EXERCISE AIM: Leave out the pictures and set down exactly the lines from the start of the listing through the one with "const catsThaw = ['Frozen", both included.

DATA LINES:
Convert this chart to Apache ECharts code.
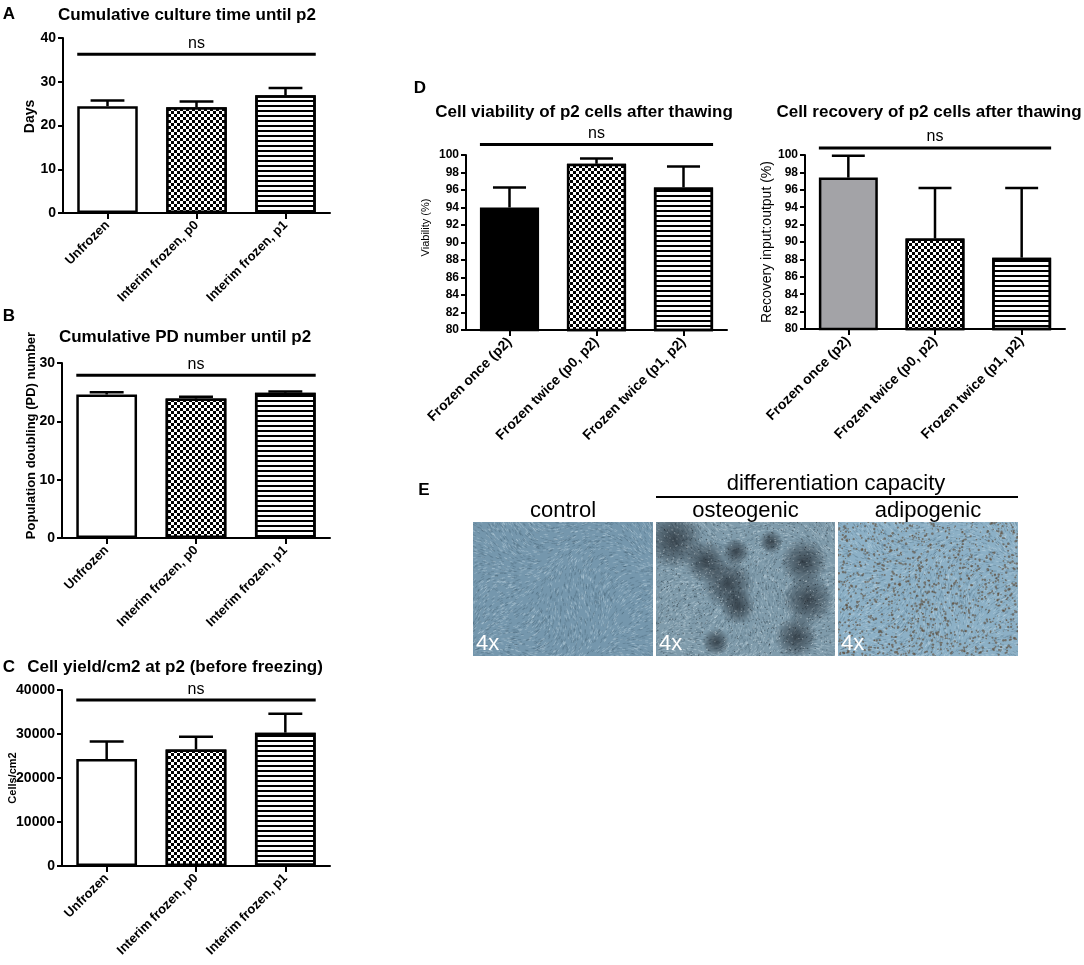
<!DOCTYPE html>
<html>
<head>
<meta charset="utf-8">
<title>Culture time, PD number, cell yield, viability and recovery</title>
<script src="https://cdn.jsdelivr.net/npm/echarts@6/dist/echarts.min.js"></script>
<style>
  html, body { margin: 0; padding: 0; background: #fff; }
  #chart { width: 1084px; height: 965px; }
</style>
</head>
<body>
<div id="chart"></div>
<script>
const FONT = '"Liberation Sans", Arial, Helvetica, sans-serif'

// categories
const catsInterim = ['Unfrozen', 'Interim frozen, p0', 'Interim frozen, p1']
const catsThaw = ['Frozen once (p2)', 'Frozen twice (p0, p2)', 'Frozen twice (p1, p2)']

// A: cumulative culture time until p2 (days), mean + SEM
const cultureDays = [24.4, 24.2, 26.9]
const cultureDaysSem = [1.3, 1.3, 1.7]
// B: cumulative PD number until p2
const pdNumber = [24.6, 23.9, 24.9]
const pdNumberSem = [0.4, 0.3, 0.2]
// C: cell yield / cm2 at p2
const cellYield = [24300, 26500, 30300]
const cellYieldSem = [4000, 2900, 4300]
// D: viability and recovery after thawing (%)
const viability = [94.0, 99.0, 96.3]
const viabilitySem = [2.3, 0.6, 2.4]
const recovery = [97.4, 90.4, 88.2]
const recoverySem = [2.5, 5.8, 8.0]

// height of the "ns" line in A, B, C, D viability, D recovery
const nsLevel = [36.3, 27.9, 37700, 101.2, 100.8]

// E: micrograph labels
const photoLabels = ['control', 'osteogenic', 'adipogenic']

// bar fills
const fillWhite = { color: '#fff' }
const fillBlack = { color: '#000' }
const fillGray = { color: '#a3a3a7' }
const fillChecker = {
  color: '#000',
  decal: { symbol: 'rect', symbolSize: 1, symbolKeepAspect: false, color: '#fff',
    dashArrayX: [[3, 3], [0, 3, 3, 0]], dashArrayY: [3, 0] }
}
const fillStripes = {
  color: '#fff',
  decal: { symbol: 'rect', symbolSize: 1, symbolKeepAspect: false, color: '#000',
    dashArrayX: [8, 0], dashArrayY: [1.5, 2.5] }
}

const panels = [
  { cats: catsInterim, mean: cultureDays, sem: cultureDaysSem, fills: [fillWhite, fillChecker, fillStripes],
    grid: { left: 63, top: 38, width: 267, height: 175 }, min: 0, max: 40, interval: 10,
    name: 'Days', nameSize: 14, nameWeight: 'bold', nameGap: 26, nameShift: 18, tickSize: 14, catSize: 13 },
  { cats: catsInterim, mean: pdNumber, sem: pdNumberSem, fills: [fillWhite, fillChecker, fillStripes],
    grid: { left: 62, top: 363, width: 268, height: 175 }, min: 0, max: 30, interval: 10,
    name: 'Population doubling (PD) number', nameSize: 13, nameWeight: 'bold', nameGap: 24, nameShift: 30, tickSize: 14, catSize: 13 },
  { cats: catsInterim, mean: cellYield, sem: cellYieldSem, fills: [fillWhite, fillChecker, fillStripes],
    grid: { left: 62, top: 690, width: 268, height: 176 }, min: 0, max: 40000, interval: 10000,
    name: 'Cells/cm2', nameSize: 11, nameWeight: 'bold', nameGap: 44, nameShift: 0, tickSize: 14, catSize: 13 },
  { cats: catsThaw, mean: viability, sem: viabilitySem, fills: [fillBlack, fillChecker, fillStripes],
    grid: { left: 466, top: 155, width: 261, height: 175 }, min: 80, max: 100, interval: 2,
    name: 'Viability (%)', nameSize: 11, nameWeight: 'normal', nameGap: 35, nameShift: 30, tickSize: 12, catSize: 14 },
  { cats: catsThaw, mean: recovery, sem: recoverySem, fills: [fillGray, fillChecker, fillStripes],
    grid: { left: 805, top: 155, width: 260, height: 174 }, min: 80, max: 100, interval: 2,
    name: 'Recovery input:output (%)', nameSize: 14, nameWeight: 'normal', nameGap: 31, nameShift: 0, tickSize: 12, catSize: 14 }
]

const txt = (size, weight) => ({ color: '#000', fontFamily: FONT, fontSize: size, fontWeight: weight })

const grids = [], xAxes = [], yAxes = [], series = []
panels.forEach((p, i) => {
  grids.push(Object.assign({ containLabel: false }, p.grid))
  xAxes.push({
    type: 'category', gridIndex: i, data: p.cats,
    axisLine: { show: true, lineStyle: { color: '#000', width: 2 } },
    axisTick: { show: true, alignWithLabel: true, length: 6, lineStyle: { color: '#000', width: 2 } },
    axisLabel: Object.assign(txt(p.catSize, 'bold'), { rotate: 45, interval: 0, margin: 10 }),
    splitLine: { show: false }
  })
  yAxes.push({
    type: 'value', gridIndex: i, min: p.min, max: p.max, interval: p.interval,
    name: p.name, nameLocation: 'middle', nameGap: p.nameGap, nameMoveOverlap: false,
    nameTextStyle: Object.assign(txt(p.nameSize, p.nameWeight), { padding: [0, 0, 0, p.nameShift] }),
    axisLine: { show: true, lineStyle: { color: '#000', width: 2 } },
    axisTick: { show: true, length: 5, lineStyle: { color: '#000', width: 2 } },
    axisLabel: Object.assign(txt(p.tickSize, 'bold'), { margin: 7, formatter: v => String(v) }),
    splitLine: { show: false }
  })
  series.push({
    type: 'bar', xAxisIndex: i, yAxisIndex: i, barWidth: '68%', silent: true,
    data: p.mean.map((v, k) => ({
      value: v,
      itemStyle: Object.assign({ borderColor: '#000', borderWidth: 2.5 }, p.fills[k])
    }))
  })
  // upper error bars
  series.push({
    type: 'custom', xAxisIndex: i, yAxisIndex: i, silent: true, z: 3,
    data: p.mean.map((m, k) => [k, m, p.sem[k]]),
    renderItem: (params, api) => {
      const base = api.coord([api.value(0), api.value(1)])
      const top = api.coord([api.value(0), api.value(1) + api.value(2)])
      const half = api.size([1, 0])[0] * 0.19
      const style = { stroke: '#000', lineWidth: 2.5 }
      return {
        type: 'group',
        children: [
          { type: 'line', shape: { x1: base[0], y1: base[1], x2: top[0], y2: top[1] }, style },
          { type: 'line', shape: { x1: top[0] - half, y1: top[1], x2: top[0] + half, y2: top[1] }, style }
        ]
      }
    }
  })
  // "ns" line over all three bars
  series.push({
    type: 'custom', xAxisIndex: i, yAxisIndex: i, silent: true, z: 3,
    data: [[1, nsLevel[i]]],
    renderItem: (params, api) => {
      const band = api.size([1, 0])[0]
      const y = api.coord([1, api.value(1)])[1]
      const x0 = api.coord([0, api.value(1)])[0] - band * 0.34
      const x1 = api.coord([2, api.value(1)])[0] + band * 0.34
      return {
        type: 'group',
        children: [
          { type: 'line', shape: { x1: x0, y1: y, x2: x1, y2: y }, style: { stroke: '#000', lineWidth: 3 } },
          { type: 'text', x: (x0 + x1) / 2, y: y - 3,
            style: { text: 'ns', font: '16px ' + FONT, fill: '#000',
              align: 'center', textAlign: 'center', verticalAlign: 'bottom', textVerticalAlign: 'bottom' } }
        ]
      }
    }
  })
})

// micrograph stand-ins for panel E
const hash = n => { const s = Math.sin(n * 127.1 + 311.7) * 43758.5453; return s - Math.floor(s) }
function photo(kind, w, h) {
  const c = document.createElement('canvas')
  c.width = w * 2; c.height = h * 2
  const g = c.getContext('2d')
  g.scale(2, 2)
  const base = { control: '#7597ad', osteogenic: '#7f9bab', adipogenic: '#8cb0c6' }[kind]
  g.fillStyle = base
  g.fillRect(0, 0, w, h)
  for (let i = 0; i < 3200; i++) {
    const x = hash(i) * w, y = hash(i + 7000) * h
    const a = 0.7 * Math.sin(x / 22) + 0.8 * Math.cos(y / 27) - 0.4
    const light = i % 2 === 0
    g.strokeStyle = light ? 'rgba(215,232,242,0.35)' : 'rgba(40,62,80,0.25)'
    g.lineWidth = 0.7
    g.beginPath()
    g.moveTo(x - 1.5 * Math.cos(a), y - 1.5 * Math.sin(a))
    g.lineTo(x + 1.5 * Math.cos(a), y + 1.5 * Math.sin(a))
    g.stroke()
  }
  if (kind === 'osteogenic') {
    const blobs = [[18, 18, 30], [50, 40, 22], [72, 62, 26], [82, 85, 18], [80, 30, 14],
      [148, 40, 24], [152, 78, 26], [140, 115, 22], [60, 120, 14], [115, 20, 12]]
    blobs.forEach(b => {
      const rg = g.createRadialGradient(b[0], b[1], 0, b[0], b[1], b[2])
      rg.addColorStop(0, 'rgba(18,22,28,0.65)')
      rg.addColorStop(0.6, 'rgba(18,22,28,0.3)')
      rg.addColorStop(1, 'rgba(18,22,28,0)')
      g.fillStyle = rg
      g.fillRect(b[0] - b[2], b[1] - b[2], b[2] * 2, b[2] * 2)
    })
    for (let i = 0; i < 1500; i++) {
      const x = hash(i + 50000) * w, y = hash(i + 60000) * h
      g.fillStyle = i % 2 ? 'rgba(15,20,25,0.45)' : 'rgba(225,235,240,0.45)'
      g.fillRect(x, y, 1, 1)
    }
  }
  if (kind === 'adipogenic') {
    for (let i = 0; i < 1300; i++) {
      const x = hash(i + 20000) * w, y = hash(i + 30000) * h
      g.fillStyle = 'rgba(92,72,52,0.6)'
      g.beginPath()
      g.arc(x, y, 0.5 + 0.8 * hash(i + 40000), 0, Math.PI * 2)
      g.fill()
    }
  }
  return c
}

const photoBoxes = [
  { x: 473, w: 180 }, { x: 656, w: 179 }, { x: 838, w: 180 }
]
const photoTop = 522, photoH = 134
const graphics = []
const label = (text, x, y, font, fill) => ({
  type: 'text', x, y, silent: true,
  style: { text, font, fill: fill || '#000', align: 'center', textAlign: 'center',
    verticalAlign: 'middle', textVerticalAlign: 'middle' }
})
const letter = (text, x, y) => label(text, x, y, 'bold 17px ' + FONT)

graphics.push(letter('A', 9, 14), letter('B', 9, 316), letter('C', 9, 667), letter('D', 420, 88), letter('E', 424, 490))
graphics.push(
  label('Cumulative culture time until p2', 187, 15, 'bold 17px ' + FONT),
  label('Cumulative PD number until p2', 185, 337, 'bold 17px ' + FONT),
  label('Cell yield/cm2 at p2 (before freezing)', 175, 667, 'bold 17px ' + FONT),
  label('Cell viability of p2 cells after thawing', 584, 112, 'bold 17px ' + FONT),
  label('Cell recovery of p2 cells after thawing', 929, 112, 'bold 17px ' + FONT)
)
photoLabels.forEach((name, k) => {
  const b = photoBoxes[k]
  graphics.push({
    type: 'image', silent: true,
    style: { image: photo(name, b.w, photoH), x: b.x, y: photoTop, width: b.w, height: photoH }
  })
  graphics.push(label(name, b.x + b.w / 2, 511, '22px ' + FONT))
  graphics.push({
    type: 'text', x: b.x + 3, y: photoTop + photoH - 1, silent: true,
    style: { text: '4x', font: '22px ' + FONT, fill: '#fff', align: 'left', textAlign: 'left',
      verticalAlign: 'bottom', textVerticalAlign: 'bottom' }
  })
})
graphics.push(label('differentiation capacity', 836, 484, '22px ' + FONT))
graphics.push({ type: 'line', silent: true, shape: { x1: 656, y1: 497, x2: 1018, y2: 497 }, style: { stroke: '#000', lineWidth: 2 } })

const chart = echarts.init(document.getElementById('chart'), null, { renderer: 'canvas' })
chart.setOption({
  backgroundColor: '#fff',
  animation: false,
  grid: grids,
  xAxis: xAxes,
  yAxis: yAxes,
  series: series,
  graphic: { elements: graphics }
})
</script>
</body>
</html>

RESPONSE TO THE EXERCISE:
Convert this chart to Apache ECharts code.
<!DOCTYPE html>
<html>
<head>
<meta charset="utf-8">
<title>Culture time, PD number, cell yield, viability and recovery</title>
<script src="https://cdn.jsdelivr.net/npm/echarts@6/dist/echarts.min.js"></script>
<style>
  html, body { margin: 0; padding: 0; background: #fff; }
  #chart { width: 1084px; height: 965px; }
</style>
</head>
<body>
<div id="chart"></div>
<script>
const FONT = '"Liberation Sans", Arial, Helvetica, sans-serif'

// categories
const catsInterim = ['Unfrozen', 'Interim frozen, p0', 'Interim frozen, p1']
const catsThaw = ['Frozen once (p2)', 'Frozen twice (p0, p2)', 'Frozen twice (p1, p2)']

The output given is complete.